● **Request**:
Copy the records below exactly, leaving out every picture.

● **Source records**:
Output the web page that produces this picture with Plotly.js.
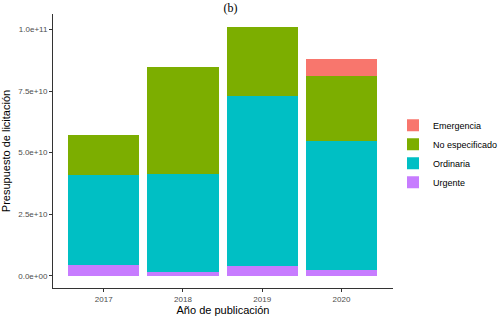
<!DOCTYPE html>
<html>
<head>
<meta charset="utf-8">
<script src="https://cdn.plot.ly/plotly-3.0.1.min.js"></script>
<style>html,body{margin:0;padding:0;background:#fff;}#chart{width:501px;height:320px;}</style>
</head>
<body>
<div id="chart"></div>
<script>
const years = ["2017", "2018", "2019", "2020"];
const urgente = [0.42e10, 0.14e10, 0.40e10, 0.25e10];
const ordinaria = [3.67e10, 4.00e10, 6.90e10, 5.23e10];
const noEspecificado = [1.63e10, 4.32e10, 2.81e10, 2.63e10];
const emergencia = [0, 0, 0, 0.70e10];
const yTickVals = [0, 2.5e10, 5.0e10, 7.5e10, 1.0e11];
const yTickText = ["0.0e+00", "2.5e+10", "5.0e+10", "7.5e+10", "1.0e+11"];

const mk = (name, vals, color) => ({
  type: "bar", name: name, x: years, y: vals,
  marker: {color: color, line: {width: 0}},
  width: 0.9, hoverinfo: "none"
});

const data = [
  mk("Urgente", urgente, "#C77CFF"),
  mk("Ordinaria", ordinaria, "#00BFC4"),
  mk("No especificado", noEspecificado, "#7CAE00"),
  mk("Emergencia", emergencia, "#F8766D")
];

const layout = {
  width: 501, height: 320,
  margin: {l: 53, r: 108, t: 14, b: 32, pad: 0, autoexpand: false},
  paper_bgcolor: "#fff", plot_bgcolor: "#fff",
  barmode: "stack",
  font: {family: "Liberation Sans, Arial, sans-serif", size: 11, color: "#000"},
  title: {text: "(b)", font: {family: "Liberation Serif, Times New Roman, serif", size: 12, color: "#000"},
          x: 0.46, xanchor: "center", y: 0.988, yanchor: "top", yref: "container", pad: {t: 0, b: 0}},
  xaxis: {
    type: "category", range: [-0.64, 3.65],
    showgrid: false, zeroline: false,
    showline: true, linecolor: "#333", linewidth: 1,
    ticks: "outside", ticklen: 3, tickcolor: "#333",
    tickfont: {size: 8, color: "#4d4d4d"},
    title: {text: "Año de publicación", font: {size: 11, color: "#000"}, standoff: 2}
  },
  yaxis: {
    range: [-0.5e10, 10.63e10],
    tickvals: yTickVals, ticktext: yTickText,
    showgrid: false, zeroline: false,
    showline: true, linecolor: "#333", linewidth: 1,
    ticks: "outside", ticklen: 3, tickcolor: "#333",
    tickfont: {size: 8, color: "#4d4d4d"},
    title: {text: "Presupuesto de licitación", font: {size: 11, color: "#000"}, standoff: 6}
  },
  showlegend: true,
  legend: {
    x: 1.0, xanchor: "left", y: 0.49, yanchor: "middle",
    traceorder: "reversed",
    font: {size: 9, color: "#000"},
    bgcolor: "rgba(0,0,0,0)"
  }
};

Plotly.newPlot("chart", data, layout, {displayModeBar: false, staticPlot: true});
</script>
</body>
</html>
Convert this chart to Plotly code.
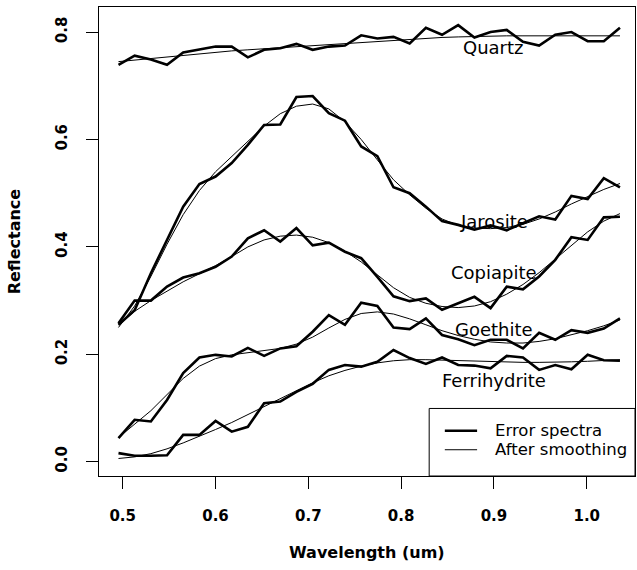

● **Exercise solution**:
Output the web page that produces this picture with Plotly.js.
<!DOCTYPE html>
<html>
<head>
<meta charset="utf-8">
<script src="https://cdn.plot.ly/plotly-3.0.1.min.js"></script>
<style>html,body{margin:0;padding:0;background:#fff;}#chart{width:501px;height:320px;}</style>
</head>
<body>
<div id="chart"></div>
<script>
const years = ["2017", "2018", "2019", "2020"];
const urgente = [0.42e10, 0.14e10, 0.40e10, 0.25e10];
const ordinaria = [3.67e10, 4.00e10, 6.90e10, 5.23e10];
const noEspecificado = [1.63e10, 4.32e10, 2.81e10, 2.63e10];
const emergencia = [0, 0, 0, 0.70e10];
const yTickVals = [0, 2.5e10, 5.0e10, 7.5e10, 1.0e11];
const yTickText = ["0.0e+00", "2.5e+10", "5.0e+10", "7.5e+10", "1.0e+11"];

const mk = (name, vals, color) => ({
  type: "bar", name: name, x: years, y: vals,
  marker: {color: color, line: {width: 0}},
  width: 0.9, hoverinfo: "none"
});

const data = [
  mk("Urgente", urgente, "#C77CFF"),
  mk("Ordinaria", ordinaria, "#00BFC4"),
  mk("No especificado", noEspecificado, "#7CAE00"),
  mk("Emergencia", emergencia, "#F8766D")
];

const layout = {
  width: 501, height: 320,
  margin: {l: 53, r: 108, t: 14, b: 32, pad: 0, autoexpand: false},
  paper_bgcolor: "#fff", plot_bgcolor: "#fff",
  barmode: "stack",
  font: {family: "Liberation Sans, Arial, sans-serif", size: 11, color: "#000"},
  title: {text: "(b)", font: {family: "Liberation Serif, Times New Roman, serif", size: 12, color: "#000"},
          x: 0.46, xanchor: "center", y: 0.988, yanchor: "top", yref: "container", pad: {t: 0, b: 0}},
  xaxis: {
    type: "category", range: [-0.64, 3.65],
    showgrid: false, zeroline: false,
    showline: true, linecolor: "#333", linewidth: 1,
    ticks: "outside", ticklen: 3, tickcolor: "#333",
    tickfont: {size: 8, color: "#4d4d4d"},
    title: {text: "Año de publicación", font: {size: 11, color: "#000"}, standoff: 2}
  },
  yaxis: {
    range: [-0.5e10, 10.63e10],
    tickvals: yTickVals, ticktext: yTickText,
    showgrid: false, zeroline: false,
    showline: true, linecolor: "#333", linewidth: 1,
    ticks: "outside", ticklen: 3, tickcolor: "#333",
    tickfont: {size: 8, color: "#4d4d4d"},
    title: {text: "Presupuesto de licitación", font: {size: 11, color: "#000"}, standoff: 6}
  },
  showlegend: true,
  legend: {
    x: 1.0, xanchor: "left", y: 0.49, yanchor: "middle",
    traceorder: "reversed",
    font: {size: 9, color: "#000"},
    bgcolor: "rgba(0,0,0,0)"
  }
};

Plotly.newPlot("chart", data, layout, {displayModeBar: false, staticPlot: true});
</script>
</body>
</html>
Convert this chart to Plotly code.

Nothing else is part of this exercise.